About 10 years ago, my mom and I were invited to some guy named Nate’s house. We didn’t know him very well, but going over to his house meant I could continue to procrastinate on cleaning my room (and we all know that everyone loves procrastinating) so we ventured over.
Nate sort of reminded me of a stereotypical frat boy. He seemed like some young (he was 24 and only three years younger than my mom but still…), cool and fun looking guy who barbequed and drank beer with his friends every weekend. If anyone knows me, I love cool, chill, super fun guys like that. I went home that day and told my mom that I hope she would get married to a guy like that. Now it is 9 years later, they have been married for four years and have two 8 month year old babies to show for it.
Stepparents can be a very sensitive subject. Some people love them; these people volunteer to be your parent and try to be the best parent they can be. Others hate them; they may fight not have equal respect. Every situation is different, which makes writing this actually really hard, however, looking back on my experience, I think that there are three stages of the relationship.
The first is the tantrum stage. When my stepdad first started coming around, I threw tantrums like there was no tomorrow. It didn’t matter how much I liked him, I was protective of my mom so he had to really prove himself. When he would come over, I would throw complete fits. When he would give my mom a hug, I would throw a tantrum. When he would say something to me that I didn’t like, I would throw a tantrum. My goal during this stage was to just ruin his life.
Stage two is the hot and cold stage. After the first year, Nate and I had a love/hate relationship. We would either be best friends or we would be throwing attitude and yelling – which lasted a while. This stage really allows for both parties to test their limits on what they can and cannot do and say.
The final stage is one that may take a while to get to. This is the stage of true understanding and acceptance. Personally, it took me eight years and going to college to get here. When you are 2,600 miles away from home you realize things. You realize who misses you, who is willing to help you and who genuinely cares about you.
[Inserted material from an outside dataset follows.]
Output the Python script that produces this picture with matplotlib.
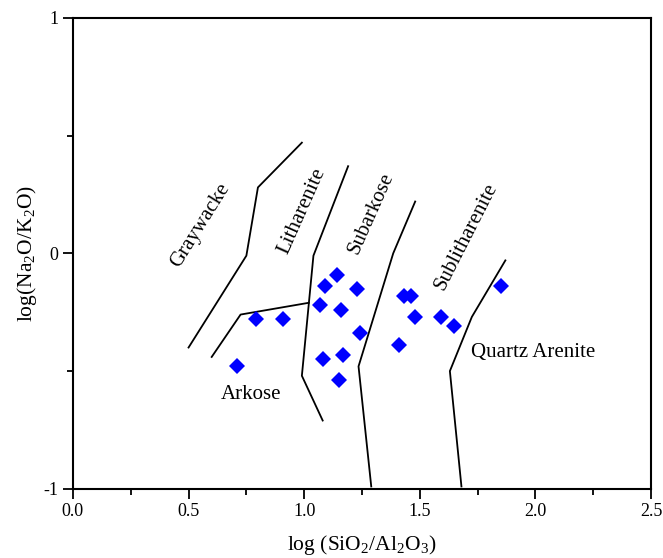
import matplotlib
matplotlib.use('Agg')
import matplotlib.pyplot as plt
from matplotlib.ticker import MultipleLocator

plt.rcParams['font.family'] = ['Liberation Serif', 'DejaVu Serif']
plt.rcParams['mathtext.fontset'] = 'custom'
plt.rcParams['mathtext.rm'] = 'Liberation Serif'
plt.rcParams['mathtext.it'] = 'Liberation Serif:italic'

# sample points: log(SiO2/Al2O3), log(Na2O/K2O)
sample_x = [1.14, 1.09, 1.23, 1.07, 1.16, 0.79, 0.91, 1.24, 1.43, 1.46,
            1.48, 1.59, 1.65, 1.41, 1.08, 1.17, 1.15, 0.71, 1.85]
sample_y = [-0.09, -0.14, -0.15, -0.22, -0.24, -0.28, -0.28, -0.34, -0.18, -0.18,
            -0.27, -0.27, -0.31, -0.39, -0.45, -0.43, -0.54, -0.48, -0.14]

# field boundaries
graywacke_x = [0.50, 0.75, 0.80, 0.99]
graywacke_y = [-0.40, -0.01, 0.28, 0.47]
arkose_x = [0.60, 0.725, 1.02]
arkose_y = [-0.44, -0.26, -0.21]
subarkose_x = [1.19, 1.04, 0.99, 1.08]
subarkose_y = [0.37, -0.01, -0.52, -0.71]
sublith_x = [1.48, 1.385, 1.235, 1.29]
sublith_y = [0.22, 0.00, -0.48, -0.99]
quartz_x = [1.87, 1.725, 1.63, 1.68]
quartz_y = [-0.03, -0.27, -0.50, -0.99]

fig = plt.figure(figsize=(6.63, 5.58), dpi=100)
ax = fig.add_axes([0.110, 0.124, 0.872, 0.844])

for bx, by in [(graywacke_x, graywacke_y), (arkose_x, arkose_y),
               (subarkose_x, subarkose_y), (sublith_x, sublith_y),
               (quartz_x, quartz_y)]:
    ax.plot(bx, by, color='black', linewidth=1.3)

ax.plot(sample_x, sample_y, linestyle='none', marker='D', markersize=8.5,
        color='#0000ff', markeredgewidth=0)

fs = 15
ax.text(0.55, 0.12, 'Graywacke', rotation=58, fontsize=fs, ha='center', va='center')
ax.text(0.99, 0.18, 'Litharenite', rotation=66, fontsize=fs, ha='center', va='center')
ax.text(1.29, 0.17, 'Subarkose', rotation=66, fontsize=fs, ha='center', va='center')
ax.text(1.70, 0.07, 'Sublitharenite', rotation=63, fontsize=fs, ha='center', va='center')
ax.text(0.77, -0.60, 'Arkose', fontsize=fs, ha='center', va='center')
ax.text(1.99, -0.42, 'Quartz Arenite', fontsize=fs, ha='center', va='center')

ax.set_xlim(0, 2.5)
ax.set_ylim(-1, 1)
ax.xaxis.set_major_locator(MultipleLocator(0.5))
ax.xaxis.set_minor_locator(MultipleLocator(0.25))
ax.yaxis.set_major_locator(MultipleLocator(1))
ax.yaxis.set_minor_locator(MultipleLocator(0.5))
ax.xaxis.set_major_formatter(matplotlib.ticker.FormatStrFormatter('%.1f'))
ax.yaxis.set_major_formatter(matplotlib.ticker.FuncFormatter(lambda v, p: '%d' % v))
ax.tick_params(which='both', direction='out', top=False, right=False, width=1.3,
               labelsize=13)
ax.tick_params(which='major', length=7)
ax.tick_params(which='minor', length=4)
for s in ax.spines.values():
    s.set_linewidth(1.5)

ax.set_xlabel(r'log (SiO$_2$/Al$_2$O$_3$)', fontsize=15.5, labelpad=9)
ax.set_ylabel(r'log(Na$_2$O/K$_2$O)', fontsize=15.5, labelpad=3)

plt.savefig('out.png', dpi=100)
plt.close()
To sum things up, parenting is hard and whether you want them or not, your stepparent is there. As someone who has had a stepparent for the last 10 years, I would say a few things. Be patient because even though they aren’t your biological parent, they probably really care about you, even more than you know. Give them the respect they deserve, they are voluntarily taking on the hardest job in the world and it’s not a job that you can just jump into and be great at. Lastly, always give them a chance. Whether they want to take you out to lunch or even show you their crazy family traditions, stepparents do not wake up thinking, “Hmm… what can I do to ruin this person’s day?” They care about you. They want to get to know you. They want to be your family. Let these people into your life and it may truly be the best decision of you could ever make.